PSA: You can be feminist and be smart.

Here’s the deal. The way we talk about the wage gap is flawed, on both sides of the debate. But that doesn’t mean the wage gap doesn’t exist. It does, and it’s a problem. But if we want to find a solution, we have to correctly diagnose the disease.

Everybody’s heard that, on average, women earn 77 cents for every dollar earned by a man. (Now 80 cents, according to a 2018 study.)

While this statistic is true, it doesn’t accurately reflect what’s happening when it comes to women and men in our economy.

The 77 cent statistic is on average, meaning the sum of all women’s wages is equal to 77% of the sum of all men’s wages. While this statistic reveals a glaring discrepancy between the wages of women and men, it does not take into consideration the fact that women occupy lower paying fields of work than men. This would explain (in part) why the sum of their earnings is less than the sum of men’s earnings.

What this means is that women don’t (necessarily) earn 33% less than a man working the exact same job, which is what a lot of media sources lead us to believe.

Yes, the 77 cent statistic is overused and overgeneralized. People assume it means something it doesn’t mean: that women earn 33% less than a man working the exact same job. But let’s take a second to talk about what else it doesn’t mean.

 

1. It Doesn’t Mean That The Gender Wage Gap Doesn’t Exist.

The wage gap exists, undeniably. Collectively, men in America are 33% more wealthy than women in America. And this adds up.

“According to The Center for American Progress, judging by the current wage gap, a woman misses out on $430,480 over the course of a 40-year career. An African-American woman would lose $877,480, while a Latina woman would lose $1,007,080 over the same period of time.” 

This is especially problematic when we consider that nearly half of U.S. moms were the main income-earners for their household. This puts not only the women who earn less than men at an economic disadvantage, but also the children and family members who depend on them.

 

2. It Doesn’t Mean We Get To Talk About The Wage Gap As If Acknowledging Its Reality Is Optional.

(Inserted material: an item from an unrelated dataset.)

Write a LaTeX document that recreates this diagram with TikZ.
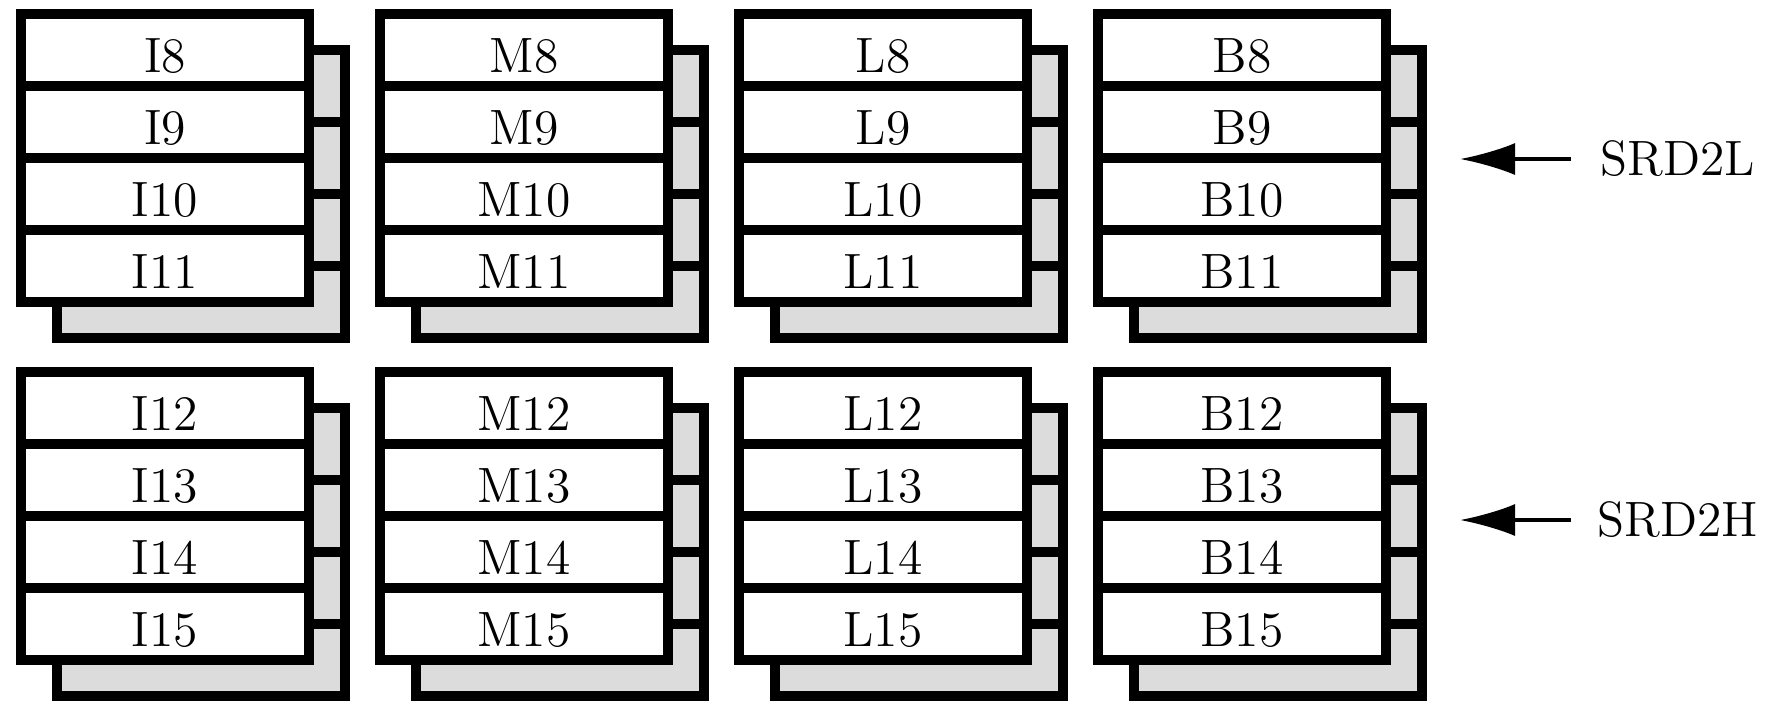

A survey of American professionals released in January found that only 61 percent of men believe the gender wage gap is real.

Let me rewrite that. A survey of American professionals released in January found that only 61 percent of men believe in 6th grade math.

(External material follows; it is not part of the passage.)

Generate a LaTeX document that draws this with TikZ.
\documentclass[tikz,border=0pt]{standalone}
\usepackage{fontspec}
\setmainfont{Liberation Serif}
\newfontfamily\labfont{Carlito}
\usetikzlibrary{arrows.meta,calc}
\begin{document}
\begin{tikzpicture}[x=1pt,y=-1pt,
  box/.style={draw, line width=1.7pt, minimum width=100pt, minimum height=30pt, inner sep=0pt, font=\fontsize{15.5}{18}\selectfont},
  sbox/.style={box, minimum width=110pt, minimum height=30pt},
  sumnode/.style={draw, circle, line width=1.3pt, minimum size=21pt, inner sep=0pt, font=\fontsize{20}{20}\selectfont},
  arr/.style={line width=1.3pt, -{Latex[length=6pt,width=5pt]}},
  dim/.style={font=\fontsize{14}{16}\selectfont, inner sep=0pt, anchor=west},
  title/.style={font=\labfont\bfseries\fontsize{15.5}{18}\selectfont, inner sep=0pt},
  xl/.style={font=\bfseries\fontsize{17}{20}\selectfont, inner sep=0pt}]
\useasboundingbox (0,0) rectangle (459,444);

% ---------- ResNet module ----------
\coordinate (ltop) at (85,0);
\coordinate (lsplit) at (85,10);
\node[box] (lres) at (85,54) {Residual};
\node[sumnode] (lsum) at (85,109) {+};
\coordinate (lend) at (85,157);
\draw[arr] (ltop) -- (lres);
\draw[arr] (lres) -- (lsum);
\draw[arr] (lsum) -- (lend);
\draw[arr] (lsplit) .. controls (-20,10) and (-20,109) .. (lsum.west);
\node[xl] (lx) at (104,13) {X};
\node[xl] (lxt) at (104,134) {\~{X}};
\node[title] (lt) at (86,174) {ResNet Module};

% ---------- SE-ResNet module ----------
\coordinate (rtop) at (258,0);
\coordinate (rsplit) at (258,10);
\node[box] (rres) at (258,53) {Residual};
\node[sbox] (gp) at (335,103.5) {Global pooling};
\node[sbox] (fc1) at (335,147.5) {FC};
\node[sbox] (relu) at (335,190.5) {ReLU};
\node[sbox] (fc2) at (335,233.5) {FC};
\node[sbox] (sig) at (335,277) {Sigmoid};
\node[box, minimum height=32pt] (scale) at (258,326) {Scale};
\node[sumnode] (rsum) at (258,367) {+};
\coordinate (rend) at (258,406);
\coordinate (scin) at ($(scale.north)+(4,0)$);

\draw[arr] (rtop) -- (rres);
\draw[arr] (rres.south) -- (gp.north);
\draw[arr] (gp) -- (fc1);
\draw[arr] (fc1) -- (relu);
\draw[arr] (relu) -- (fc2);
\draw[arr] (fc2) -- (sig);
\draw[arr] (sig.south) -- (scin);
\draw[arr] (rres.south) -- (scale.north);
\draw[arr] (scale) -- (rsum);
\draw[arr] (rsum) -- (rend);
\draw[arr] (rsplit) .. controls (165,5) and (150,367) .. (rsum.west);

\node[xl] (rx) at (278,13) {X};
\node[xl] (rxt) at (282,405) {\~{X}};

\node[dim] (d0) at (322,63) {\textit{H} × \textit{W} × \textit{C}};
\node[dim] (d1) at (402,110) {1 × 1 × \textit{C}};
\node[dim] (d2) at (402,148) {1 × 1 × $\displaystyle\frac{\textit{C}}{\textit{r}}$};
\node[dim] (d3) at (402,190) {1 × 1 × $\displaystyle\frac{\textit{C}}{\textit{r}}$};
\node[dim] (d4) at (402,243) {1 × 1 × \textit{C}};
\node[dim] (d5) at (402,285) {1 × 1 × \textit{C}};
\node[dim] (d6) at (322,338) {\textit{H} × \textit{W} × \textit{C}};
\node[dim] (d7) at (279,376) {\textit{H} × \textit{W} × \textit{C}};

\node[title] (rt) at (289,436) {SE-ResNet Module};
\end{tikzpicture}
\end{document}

The fact that a survey even asked this question shows how deeply down the rabbit hole we’ve gone.

We don’t get to “believe” or “not believe” in fact. The sum of women’s wages divided by the sum of men’s wages results in a ratio of 77:100. “Is it real” is not the question. “What causes it” is.

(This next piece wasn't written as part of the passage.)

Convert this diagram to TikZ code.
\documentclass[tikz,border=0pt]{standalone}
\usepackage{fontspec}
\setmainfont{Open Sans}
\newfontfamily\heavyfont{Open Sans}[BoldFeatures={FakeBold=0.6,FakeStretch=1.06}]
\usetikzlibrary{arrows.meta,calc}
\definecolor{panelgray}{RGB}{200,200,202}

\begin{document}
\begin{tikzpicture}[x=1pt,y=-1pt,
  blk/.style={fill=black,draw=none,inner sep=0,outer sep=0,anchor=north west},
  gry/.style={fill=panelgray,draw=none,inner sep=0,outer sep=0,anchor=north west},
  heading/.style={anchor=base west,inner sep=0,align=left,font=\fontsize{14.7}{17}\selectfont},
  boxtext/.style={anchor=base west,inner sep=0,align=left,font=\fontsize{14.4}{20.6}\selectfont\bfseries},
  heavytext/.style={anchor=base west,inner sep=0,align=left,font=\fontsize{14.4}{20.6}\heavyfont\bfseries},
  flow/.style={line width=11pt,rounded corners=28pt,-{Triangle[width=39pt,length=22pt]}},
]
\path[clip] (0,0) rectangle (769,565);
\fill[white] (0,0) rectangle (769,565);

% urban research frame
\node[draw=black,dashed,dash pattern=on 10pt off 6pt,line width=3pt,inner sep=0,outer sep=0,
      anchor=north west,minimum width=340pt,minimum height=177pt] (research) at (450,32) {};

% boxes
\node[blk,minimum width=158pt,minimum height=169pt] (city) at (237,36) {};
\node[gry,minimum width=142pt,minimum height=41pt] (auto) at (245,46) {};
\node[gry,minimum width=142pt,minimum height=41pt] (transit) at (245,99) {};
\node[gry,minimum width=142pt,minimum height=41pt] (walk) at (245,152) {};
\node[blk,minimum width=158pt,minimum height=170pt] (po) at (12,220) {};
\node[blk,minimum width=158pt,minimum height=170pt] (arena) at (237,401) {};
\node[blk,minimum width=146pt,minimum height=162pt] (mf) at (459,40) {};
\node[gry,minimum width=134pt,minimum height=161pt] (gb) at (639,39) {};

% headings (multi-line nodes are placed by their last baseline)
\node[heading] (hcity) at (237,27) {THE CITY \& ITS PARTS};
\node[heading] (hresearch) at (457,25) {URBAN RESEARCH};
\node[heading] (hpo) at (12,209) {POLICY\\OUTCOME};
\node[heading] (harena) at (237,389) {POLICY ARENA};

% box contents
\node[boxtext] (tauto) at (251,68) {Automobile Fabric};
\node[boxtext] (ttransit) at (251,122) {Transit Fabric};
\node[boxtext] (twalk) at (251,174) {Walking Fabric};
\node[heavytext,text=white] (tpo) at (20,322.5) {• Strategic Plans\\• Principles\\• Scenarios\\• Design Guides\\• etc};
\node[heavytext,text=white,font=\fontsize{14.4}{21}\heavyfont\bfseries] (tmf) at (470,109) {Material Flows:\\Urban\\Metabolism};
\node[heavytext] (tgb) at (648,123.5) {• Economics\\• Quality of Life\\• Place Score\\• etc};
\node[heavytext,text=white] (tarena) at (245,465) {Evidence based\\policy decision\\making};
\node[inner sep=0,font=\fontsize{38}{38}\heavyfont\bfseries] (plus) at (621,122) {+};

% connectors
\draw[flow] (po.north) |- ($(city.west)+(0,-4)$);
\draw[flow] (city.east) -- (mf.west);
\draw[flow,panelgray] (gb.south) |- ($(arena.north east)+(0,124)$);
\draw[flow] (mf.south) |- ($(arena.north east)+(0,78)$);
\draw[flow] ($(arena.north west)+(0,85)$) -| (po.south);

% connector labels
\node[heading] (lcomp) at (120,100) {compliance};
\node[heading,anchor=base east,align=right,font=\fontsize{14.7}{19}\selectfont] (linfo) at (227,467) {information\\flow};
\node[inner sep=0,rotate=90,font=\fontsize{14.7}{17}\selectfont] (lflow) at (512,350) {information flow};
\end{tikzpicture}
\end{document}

3. It Doesn’t Mean The Wage Gap Isn’t A Problem.

Yes, the 77 cent statistic doesn’t account for the fact that women occupy lower earning careers. But that shouldn’t serve as justification for the many socio-economic problems that contribute to this statistic.

We need to ask ourselves: why is it that women occupy lower paid positions? Why does the wage gap persist, even when we control for factors such as career field, job position, and education level? How do other women’s issues, such as sexual harassment in the workplace, contribute to the wage gap? And how can we combat the societal forces that keep women out of high paying positions and from negotiating for higher pay?

These are the questions we should be asking, instead of engaging in debate over whether something proven by numbers “exists”. If we continue to frame the discussion of the wage gap around belief and reality, we will never be able to address the intricacies of the problem.  Instead, we need to approach our dialogue about the wage gap as a three step process: identifying the factors that cause it, determining whether these factors are rooted in inequality, and if so, finding solutions to the problems we identify.